::: Data shown :::

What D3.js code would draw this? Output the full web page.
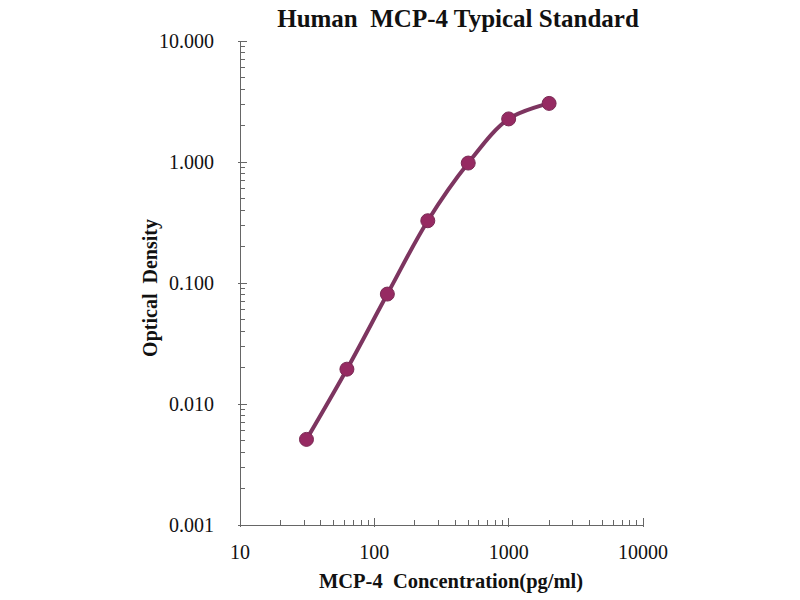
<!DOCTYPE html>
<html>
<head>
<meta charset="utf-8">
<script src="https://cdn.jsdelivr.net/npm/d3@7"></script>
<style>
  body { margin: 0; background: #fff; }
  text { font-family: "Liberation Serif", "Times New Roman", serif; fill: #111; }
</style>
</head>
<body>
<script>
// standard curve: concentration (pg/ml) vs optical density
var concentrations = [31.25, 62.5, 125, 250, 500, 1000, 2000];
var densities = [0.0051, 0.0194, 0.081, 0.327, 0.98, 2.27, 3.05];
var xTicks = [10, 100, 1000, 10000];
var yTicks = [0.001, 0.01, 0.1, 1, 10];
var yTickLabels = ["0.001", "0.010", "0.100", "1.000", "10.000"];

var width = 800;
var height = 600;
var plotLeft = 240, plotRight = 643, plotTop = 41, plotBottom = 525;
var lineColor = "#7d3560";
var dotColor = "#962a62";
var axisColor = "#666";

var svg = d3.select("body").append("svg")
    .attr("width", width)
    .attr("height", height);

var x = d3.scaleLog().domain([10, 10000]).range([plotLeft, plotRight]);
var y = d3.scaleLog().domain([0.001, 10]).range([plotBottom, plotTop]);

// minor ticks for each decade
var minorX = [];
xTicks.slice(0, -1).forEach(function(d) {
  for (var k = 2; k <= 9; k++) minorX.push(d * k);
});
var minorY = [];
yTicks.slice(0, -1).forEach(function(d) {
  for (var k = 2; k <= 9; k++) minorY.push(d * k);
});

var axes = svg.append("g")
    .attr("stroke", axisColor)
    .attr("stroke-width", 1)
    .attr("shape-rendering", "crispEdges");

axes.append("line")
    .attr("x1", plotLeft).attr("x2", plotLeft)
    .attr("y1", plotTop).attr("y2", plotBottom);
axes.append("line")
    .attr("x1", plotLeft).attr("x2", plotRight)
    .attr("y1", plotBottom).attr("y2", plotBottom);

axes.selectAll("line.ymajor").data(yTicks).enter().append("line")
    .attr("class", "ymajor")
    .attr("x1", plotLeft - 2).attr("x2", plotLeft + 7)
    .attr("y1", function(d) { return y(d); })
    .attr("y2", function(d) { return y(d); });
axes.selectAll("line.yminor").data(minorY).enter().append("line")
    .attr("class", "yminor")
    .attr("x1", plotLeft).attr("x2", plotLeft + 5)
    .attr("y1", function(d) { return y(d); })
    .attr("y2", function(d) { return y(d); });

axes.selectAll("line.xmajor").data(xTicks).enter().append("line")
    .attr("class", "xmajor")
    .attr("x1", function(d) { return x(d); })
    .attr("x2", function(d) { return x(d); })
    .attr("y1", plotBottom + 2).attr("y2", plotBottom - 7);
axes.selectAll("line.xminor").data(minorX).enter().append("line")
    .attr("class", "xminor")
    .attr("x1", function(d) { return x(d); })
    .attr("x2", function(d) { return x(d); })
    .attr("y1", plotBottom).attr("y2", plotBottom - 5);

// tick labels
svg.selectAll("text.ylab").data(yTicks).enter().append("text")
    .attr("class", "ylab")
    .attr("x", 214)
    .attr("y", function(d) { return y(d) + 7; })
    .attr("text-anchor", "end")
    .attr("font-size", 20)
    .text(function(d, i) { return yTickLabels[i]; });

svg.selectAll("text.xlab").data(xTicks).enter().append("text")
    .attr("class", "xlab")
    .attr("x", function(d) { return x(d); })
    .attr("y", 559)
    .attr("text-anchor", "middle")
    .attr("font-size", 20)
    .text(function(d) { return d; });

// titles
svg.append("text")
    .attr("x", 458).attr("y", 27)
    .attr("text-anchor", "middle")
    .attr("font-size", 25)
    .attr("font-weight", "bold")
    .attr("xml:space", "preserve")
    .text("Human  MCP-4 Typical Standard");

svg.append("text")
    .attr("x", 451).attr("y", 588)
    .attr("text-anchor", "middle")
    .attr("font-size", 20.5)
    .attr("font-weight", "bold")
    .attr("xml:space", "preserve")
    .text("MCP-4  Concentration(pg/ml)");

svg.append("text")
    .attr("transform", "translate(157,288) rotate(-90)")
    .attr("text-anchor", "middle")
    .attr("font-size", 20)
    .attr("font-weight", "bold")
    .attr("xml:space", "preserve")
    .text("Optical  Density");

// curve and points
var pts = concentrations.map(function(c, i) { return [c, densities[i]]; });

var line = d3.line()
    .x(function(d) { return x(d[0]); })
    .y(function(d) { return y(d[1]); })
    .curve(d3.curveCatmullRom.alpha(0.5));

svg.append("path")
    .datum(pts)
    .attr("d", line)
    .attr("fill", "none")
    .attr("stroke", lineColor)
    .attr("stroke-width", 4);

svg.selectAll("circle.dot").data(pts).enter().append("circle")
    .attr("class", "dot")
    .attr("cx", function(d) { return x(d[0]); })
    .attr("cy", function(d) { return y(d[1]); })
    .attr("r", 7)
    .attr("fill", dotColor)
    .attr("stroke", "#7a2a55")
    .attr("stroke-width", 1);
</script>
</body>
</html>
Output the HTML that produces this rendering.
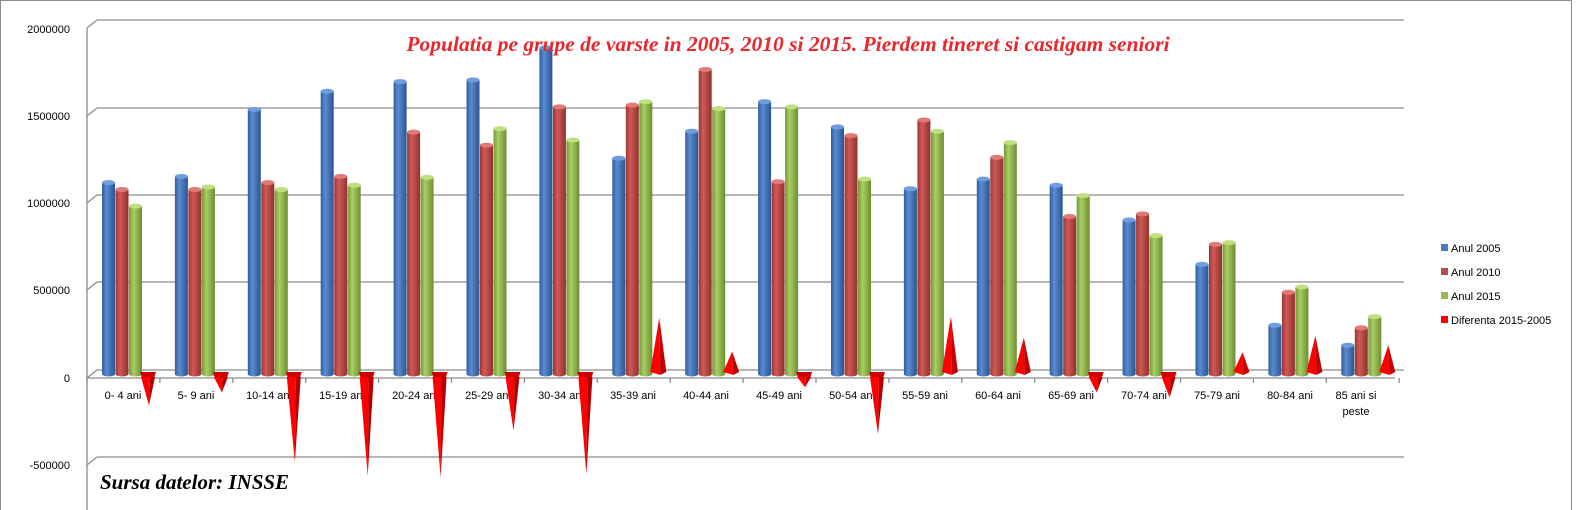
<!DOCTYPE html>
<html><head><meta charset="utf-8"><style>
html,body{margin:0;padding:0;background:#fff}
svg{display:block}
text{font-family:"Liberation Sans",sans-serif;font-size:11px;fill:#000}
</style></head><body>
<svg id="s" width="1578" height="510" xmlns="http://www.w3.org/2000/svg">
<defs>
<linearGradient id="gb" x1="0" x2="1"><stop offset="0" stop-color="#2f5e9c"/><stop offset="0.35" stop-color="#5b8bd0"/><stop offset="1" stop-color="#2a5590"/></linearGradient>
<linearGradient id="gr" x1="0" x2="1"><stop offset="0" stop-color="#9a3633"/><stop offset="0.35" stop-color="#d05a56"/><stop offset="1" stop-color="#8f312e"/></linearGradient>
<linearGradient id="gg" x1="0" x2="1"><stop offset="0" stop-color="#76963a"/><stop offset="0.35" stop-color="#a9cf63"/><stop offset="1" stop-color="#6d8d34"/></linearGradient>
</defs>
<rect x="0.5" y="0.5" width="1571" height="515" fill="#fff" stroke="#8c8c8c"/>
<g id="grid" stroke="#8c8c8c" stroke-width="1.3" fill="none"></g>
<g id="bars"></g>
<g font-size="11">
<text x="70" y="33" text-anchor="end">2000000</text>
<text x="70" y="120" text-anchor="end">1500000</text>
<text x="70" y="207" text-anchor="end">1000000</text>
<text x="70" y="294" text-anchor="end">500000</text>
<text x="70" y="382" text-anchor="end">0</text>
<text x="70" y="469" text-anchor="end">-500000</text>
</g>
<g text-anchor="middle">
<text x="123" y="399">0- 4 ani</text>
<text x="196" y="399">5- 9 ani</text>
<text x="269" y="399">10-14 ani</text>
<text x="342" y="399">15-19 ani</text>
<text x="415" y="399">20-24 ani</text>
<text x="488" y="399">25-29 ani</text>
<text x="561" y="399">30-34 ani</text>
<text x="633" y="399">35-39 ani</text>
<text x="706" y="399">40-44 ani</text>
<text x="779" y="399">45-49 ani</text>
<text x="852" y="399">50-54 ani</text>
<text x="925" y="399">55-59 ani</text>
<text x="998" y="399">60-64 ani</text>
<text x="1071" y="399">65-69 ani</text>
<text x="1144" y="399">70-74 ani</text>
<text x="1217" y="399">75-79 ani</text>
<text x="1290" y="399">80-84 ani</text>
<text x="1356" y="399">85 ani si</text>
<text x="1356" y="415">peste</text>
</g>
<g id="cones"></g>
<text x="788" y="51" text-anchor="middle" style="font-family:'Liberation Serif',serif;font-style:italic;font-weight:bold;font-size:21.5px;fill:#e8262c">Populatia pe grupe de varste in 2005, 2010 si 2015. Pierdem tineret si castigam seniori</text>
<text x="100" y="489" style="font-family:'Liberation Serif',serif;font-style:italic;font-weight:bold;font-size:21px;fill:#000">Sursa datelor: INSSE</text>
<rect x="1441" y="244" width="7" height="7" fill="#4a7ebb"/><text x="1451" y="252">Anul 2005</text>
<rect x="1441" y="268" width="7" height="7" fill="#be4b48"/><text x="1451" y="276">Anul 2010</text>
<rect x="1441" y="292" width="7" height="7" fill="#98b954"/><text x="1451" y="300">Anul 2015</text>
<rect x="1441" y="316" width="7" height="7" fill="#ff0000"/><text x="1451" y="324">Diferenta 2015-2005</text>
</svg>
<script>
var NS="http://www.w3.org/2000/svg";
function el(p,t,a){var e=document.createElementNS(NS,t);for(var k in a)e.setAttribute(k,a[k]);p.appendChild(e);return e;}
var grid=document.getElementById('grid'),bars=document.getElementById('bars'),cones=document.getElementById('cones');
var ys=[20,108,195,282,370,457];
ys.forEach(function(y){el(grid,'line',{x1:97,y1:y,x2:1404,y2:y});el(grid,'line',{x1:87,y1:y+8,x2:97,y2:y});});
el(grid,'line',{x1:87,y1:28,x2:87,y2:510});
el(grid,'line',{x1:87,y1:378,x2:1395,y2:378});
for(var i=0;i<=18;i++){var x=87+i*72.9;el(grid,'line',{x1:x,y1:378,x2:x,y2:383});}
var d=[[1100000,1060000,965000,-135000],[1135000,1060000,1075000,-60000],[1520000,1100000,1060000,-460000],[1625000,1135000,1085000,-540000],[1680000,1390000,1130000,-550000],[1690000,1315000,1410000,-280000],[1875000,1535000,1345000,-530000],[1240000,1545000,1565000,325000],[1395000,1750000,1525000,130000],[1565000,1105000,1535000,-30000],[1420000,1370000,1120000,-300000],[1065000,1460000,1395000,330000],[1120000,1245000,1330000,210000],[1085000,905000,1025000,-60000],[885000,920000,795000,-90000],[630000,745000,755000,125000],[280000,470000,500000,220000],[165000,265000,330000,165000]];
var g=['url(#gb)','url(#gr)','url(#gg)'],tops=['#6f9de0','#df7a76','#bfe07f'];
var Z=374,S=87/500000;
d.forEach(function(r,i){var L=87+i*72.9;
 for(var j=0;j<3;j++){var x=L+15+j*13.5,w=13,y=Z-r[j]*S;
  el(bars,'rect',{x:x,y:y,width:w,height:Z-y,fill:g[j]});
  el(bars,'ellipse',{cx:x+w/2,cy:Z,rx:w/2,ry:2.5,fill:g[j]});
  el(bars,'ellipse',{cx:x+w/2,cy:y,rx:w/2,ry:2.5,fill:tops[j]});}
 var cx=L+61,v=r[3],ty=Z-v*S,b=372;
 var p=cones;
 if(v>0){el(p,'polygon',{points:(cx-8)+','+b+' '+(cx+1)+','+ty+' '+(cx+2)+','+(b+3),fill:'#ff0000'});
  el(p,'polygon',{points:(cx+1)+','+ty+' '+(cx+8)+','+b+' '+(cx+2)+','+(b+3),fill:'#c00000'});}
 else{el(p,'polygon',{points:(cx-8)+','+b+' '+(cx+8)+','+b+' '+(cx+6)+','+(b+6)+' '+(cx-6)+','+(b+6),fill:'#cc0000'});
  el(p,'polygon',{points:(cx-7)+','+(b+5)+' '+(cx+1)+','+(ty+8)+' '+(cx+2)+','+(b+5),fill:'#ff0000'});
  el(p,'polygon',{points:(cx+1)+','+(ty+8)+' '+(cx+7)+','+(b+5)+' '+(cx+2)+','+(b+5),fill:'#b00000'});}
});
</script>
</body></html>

:::

Do this: Which lines hold the string "rendering"? List them all.

Response:
    .attr("shape-rendering", "crispEdges");
Output the HTML that produces this rendering.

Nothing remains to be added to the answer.